The Beerhouse Act 1830

The Beerhouse Act


The Beerhouse Act 1830

The Beerhouse Act 1830 was an Act of the Parliament of the United Kingdom, which liberalised the regulations governing the brewing and sale of beer. Sometimes known as the “Duke of Wellington Beer Act” as it was the Duke of Wellington’s government in situ at that time. It was modified by subsequent legislation and finally repealed in 1993.

The precursor to the Beerhouse Act was the Alehouse Act 1828, which established a general annual licensing meeting to be held in every city, town, division, county and riding, for the purposes of granting licences to inns, alehouses and victualling (i.e. provision of food) houses to sell excisable liquors to be drunk on the premises.

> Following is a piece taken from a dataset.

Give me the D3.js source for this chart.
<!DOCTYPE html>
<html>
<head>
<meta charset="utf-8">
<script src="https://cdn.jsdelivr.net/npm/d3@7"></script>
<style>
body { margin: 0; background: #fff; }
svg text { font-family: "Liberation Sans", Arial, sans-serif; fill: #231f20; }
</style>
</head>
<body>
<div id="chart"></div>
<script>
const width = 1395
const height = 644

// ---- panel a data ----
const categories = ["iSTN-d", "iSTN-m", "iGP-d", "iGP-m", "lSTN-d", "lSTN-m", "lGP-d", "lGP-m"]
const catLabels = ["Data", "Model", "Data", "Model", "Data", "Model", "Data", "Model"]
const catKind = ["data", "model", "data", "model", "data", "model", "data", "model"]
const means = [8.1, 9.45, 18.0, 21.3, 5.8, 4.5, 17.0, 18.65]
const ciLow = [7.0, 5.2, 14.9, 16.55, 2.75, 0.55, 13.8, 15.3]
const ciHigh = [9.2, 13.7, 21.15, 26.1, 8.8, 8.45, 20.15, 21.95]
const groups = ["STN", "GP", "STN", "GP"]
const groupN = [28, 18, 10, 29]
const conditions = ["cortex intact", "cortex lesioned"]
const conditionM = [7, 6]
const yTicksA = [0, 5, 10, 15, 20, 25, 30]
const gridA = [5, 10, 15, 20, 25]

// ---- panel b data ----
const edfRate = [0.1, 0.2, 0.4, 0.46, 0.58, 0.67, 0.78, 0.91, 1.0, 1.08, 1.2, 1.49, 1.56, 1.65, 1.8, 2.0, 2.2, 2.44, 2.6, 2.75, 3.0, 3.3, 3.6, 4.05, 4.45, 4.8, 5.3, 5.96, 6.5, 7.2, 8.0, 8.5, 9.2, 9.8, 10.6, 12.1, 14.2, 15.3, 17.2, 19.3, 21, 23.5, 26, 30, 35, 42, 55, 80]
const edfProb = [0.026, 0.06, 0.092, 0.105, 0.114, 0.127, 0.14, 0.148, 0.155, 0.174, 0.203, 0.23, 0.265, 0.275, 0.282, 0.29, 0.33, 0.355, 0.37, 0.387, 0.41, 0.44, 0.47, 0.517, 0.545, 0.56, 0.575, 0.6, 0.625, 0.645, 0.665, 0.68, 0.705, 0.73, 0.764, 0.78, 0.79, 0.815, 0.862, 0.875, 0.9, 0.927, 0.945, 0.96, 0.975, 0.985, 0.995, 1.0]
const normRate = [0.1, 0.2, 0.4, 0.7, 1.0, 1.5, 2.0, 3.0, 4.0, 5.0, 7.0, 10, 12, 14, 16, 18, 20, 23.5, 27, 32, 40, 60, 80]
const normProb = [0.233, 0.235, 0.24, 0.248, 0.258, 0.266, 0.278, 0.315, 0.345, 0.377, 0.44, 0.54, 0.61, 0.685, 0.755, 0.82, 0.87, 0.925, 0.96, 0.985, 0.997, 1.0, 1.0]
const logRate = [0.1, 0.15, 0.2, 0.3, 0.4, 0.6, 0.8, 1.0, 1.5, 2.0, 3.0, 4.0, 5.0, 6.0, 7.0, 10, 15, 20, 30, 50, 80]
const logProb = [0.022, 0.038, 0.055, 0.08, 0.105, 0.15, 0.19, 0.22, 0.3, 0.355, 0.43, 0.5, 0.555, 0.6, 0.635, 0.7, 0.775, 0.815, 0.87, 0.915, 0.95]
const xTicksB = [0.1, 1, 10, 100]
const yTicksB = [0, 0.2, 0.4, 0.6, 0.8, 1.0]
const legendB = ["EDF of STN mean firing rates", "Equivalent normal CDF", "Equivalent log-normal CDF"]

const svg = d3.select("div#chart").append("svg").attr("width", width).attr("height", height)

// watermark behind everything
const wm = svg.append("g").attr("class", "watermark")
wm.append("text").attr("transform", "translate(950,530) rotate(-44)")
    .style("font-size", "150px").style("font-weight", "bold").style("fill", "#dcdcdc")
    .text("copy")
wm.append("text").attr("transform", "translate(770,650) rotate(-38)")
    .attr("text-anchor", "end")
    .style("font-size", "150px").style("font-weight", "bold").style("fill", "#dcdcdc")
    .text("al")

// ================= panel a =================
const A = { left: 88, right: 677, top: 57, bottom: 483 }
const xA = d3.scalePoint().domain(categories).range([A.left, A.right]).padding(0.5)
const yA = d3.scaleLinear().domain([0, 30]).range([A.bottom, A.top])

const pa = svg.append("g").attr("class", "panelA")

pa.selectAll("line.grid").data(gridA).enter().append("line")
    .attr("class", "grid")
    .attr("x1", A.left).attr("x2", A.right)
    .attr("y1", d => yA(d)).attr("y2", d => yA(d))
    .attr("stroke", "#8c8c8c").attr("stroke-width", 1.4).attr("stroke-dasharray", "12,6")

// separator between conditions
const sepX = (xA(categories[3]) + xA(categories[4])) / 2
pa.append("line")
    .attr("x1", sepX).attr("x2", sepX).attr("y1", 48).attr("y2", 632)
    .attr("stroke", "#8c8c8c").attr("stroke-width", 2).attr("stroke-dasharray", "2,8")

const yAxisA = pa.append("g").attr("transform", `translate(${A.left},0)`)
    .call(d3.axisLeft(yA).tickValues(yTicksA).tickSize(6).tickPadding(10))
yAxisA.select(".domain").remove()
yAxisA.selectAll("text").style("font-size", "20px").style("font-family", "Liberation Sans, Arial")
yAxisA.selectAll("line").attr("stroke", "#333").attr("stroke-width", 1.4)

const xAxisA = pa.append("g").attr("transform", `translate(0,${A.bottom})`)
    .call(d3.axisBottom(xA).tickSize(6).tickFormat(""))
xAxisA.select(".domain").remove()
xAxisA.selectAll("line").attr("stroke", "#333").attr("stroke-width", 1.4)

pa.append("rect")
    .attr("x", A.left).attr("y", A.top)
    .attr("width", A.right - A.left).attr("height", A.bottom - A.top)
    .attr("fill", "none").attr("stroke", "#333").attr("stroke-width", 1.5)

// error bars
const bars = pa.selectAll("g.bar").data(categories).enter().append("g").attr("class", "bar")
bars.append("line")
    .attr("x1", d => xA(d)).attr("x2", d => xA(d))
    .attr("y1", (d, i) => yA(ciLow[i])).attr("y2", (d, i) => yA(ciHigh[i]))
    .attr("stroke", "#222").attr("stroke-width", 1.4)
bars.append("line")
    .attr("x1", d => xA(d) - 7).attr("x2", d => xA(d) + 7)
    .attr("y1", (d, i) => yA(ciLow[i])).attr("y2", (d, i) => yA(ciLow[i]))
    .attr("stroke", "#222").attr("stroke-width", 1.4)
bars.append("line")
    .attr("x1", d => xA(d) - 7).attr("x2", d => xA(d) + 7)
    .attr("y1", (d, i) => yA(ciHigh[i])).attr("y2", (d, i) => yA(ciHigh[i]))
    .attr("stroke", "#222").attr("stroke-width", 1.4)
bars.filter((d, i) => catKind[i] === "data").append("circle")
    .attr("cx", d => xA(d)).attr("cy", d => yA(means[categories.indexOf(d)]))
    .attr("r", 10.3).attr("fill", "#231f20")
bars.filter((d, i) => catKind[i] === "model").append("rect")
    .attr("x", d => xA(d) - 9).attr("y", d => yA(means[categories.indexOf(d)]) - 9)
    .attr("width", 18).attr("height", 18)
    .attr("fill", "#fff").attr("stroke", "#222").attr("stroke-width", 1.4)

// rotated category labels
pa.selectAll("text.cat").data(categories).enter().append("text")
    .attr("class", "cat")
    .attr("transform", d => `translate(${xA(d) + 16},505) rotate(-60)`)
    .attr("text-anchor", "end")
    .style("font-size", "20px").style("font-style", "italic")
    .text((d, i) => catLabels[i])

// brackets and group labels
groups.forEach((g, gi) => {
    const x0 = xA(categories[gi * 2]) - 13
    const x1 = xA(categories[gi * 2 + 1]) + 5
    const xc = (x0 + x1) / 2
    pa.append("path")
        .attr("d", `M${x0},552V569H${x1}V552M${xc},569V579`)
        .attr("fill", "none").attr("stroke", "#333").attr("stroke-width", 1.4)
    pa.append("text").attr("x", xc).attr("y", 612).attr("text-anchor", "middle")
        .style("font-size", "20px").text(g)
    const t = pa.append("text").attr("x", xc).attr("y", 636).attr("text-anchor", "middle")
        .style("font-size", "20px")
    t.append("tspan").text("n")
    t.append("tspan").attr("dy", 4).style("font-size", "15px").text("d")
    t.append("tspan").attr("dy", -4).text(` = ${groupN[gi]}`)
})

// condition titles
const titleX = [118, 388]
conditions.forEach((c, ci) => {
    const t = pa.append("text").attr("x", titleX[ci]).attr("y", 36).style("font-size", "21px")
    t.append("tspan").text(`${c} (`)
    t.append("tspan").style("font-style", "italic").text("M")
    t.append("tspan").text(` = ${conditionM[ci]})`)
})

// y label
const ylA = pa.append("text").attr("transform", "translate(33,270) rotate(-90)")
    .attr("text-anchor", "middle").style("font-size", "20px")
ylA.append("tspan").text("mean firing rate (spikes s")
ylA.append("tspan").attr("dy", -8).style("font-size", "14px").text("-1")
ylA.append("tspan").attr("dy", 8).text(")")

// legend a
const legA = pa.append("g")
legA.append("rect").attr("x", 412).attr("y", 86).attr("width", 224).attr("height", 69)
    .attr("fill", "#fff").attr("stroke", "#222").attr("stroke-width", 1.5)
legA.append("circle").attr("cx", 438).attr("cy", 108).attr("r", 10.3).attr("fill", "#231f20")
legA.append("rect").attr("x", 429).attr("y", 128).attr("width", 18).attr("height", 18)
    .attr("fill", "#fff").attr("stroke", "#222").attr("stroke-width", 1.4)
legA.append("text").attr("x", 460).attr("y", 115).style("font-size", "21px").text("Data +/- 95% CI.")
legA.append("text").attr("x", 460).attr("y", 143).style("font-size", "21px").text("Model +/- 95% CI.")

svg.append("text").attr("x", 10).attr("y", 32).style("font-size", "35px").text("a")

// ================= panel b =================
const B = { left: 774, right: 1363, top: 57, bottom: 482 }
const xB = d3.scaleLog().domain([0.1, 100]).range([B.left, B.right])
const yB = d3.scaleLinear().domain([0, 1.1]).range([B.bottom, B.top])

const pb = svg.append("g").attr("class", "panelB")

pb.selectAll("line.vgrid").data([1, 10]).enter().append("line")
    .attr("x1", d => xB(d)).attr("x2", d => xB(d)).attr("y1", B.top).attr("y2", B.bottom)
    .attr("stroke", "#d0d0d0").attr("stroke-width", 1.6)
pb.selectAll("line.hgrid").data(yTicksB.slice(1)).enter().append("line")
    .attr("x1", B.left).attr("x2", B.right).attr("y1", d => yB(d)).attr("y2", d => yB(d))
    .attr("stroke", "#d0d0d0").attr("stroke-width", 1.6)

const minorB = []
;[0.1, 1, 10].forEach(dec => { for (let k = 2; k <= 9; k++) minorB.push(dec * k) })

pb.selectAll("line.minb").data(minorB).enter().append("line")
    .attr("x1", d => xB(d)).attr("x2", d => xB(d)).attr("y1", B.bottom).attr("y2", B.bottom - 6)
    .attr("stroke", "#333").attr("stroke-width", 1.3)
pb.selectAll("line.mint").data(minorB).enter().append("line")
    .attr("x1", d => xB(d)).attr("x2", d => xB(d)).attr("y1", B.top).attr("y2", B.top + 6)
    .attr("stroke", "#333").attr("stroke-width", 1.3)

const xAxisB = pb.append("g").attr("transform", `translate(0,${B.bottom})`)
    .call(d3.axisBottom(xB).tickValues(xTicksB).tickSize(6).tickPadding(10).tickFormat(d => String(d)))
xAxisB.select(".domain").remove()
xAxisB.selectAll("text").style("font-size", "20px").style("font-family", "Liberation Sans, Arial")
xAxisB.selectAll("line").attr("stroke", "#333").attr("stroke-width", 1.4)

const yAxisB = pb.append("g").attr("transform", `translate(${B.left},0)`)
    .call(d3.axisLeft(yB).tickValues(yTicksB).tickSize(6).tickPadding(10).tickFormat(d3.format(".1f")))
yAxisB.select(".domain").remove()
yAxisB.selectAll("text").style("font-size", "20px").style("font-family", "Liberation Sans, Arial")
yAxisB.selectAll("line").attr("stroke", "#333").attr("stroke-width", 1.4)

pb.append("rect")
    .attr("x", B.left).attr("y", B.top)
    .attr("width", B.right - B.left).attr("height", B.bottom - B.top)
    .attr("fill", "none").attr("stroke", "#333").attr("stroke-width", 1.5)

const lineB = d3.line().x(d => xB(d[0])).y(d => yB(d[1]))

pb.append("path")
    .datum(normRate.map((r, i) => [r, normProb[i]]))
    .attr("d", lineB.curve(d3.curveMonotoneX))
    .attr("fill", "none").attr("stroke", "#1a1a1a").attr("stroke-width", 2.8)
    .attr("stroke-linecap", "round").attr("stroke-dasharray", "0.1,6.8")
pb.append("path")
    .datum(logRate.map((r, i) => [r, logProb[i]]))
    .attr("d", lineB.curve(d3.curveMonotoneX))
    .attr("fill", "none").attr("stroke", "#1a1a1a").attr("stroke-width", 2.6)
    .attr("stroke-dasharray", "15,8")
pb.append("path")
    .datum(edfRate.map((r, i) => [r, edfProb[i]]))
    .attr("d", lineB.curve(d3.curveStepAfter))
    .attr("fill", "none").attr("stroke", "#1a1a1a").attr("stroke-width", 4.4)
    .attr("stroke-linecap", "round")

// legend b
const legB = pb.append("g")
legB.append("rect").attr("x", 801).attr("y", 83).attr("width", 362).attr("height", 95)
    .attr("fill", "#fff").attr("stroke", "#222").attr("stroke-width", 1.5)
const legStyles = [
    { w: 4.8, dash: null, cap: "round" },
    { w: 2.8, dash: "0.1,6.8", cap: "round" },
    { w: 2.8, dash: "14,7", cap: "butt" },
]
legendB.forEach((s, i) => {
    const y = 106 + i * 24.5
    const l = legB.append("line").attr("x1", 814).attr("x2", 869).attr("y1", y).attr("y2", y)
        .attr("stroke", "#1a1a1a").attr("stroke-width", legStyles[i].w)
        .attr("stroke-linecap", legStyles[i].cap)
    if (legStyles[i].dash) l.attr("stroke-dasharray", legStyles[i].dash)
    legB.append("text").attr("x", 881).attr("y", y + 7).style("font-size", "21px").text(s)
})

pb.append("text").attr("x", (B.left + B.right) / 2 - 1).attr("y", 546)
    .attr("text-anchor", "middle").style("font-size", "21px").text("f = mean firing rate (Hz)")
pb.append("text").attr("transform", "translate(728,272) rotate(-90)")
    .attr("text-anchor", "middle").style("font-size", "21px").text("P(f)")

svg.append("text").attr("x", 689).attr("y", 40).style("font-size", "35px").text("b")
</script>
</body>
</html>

Enacted two years later, the Beerhouse Act enabled any rate-payer to brew and sell beer on payment of a licence costing two guineas (£2.10 in decimal currency, not adjusted for inflation). The intention was to increase competition between brewers; lowering prices and encouraging people to drink beer instead of strong spirits. It resulted in the opening of thousands of new public houses and breweries throughout the country, particularly in the rapidly expanding industrial centres of the north of England. The All Nations was one of these Brewhouses.

 According to the Act, Parliament considered it was “expedient for the better supplying the public with Beer in England, to give greater facilities for the sale thereof, than was then afforded by licences to keepers of Inns, Alehouses, and Victualling Houses.”

The Act’s supporters hoped that by increasing competition in the brewing and sale of beer, and thus lowering its price, the population might be weaned off more alcoholic drinks such as gin. But it proved to be controversial, removing as it did the monopoly of local magistrates to lucratively regulate local trade in alcohol, and not applying retrospectively to those who already ran public houses. It was also denounced as promoting drunkenness.

By 1841 licences under the new law had been issued to 45,500 commercial brewers. One factor in the Act was the dismantling of provisions for detailed recording of licences, which were restored by subsequent regulatory legislation: the Wine and Beerhouse Act 1869.

The final remaining provisions of the Act were repealed on 11 November 1993. The passage of the Act during the reign of King William IV led to many taverns and public houses being named in his honour; he remains “the most popular monarch among pub names”. The second most popular at the time being “The Duke of Wellington” for the reasons given above.

Can we all raise a glass to the Duke of Wellington for his foresight and consummate wisdom as without him you would not be reading this with a pint in your hand in the All Nations today!